**Exercise inputs**

--------------------------------

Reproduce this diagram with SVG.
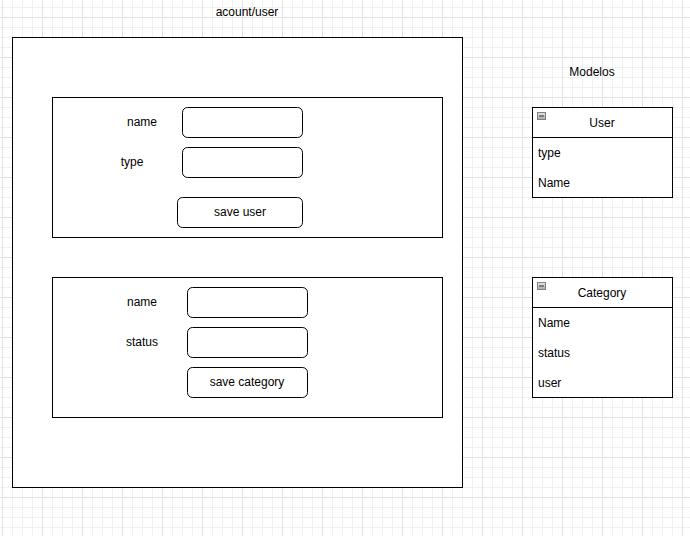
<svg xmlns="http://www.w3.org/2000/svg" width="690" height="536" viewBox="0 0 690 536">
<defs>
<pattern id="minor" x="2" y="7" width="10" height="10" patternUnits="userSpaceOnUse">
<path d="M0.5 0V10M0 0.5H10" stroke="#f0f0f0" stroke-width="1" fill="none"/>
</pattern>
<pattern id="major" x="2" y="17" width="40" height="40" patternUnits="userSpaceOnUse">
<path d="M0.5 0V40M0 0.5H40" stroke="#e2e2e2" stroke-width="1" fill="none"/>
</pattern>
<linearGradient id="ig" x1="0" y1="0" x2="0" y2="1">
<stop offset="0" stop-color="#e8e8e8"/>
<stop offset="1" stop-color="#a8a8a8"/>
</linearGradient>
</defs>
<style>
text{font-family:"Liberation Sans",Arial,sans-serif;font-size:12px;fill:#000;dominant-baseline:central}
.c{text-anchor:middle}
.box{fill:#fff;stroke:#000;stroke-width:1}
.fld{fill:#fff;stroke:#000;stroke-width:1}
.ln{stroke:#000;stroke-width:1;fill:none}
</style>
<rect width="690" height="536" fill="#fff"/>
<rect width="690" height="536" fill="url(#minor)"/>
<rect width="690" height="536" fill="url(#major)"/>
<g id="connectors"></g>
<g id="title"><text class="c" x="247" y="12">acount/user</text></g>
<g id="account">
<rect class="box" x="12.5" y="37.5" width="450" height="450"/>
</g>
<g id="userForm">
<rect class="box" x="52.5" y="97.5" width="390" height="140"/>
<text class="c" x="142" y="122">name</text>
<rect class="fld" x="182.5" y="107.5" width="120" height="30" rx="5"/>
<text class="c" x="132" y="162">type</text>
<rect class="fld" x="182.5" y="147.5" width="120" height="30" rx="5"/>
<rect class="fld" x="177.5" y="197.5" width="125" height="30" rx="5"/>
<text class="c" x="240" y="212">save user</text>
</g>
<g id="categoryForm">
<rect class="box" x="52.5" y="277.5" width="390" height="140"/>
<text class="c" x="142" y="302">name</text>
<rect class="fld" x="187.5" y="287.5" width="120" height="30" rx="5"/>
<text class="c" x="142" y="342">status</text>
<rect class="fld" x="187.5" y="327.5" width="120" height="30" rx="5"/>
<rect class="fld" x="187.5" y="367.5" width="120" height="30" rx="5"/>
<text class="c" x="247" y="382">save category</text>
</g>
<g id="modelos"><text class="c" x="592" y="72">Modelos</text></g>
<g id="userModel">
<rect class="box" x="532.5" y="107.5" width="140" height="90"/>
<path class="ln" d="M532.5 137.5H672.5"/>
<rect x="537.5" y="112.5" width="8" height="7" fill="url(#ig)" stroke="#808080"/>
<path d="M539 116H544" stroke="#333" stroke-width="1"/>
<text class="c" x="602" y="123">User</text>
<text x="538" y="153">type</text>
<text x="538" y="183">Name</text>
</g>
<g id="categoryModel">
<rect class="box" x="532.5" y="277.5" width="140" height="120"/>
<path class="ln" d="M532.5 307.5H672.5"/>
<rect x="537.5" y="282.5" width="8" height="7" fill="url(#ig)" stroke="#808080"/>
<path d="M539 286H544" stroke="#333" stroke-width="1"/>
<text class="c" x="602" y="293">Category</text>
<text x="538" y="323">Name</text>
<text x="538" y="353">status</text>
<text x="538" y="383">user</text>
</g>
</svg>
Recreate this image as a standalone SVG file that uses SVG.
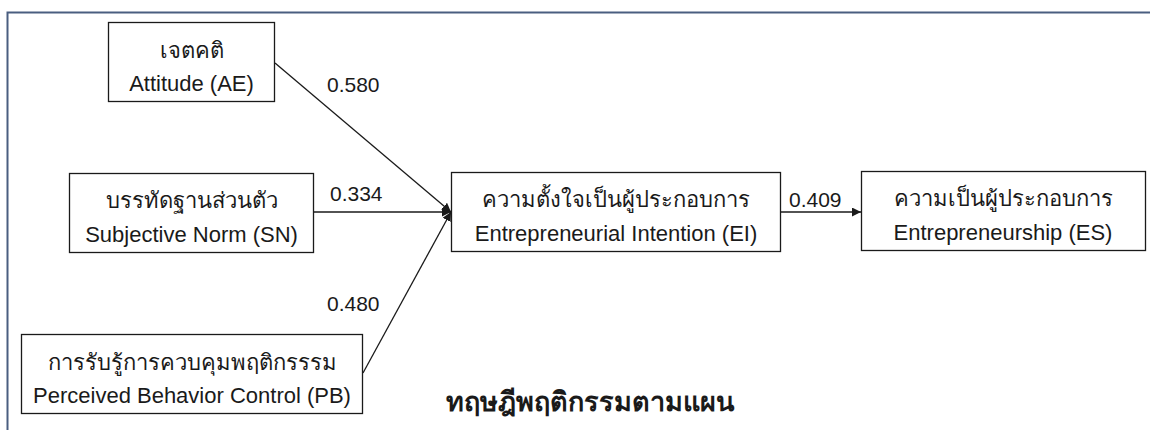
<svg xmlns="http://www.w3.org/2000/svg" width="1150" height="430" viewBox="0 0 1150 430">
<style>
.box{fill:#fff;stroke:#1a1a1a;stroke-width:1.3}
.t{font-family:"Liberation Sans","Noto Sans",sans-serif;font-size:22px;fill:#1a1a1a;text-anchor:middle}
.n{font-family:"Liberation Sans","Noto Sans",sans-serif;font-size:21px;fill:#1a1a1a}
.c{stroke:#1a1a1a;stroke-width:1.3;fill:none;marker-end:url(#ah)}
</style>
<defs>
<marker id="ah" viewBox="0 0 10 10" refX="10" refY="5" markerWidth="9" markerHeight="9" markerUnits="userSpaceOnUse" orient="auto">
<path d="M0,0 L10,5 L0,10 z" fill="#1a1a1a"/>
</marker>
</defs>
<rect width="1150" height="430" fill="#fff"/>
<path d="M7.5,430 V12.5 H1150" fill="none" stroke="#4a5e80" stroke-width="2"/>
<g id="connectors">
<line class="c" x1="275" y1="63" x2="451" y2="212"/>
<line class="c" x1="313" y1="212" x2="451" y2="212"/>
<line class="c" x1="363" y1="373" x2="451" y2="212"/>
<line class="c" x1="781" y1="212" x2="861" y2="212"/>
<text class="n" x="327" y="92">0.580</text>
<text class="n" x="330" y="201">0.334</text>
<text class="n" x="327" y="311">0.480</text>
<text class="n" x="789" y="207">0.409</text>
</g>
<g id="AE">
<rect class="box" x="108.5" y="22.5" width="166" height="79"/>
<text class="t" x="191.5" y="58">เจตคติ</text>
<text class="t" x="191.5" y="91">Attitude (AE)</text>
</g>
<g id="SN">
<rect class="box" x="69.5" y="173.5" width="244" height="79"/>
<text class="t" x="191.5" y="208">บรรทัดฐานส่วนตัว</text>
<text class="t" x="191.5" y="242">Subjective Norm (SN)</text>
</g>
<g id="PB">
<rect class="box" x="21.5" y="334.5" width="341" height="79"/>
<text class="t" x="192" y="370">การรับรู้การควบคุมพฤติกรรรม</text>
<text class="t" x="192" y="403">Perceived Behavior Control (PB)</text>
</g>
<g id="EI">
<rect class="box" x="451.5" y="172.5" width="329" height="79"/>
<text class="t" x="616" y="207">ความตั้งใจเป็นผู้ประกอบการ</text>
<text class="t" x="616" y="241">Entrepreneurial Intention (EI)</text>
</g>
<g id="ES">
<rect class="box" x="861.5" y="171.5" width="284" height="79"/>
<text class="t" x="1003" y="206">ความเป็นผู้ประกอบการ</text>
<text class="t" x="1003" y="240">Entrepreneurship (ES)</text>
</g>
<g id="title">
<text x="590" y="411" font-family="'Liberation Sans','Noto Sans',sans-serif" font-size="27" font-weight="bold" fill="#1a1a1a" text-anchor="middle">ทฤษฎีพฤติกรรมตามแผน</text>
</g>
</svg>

--------------------------------

**Given request**
Scan the entries above for the word "this" and collect each line holding it.

**Reply**
Reproduce this diagram with SVG.
Recreate this image as a standalone SVG file that uses SVG.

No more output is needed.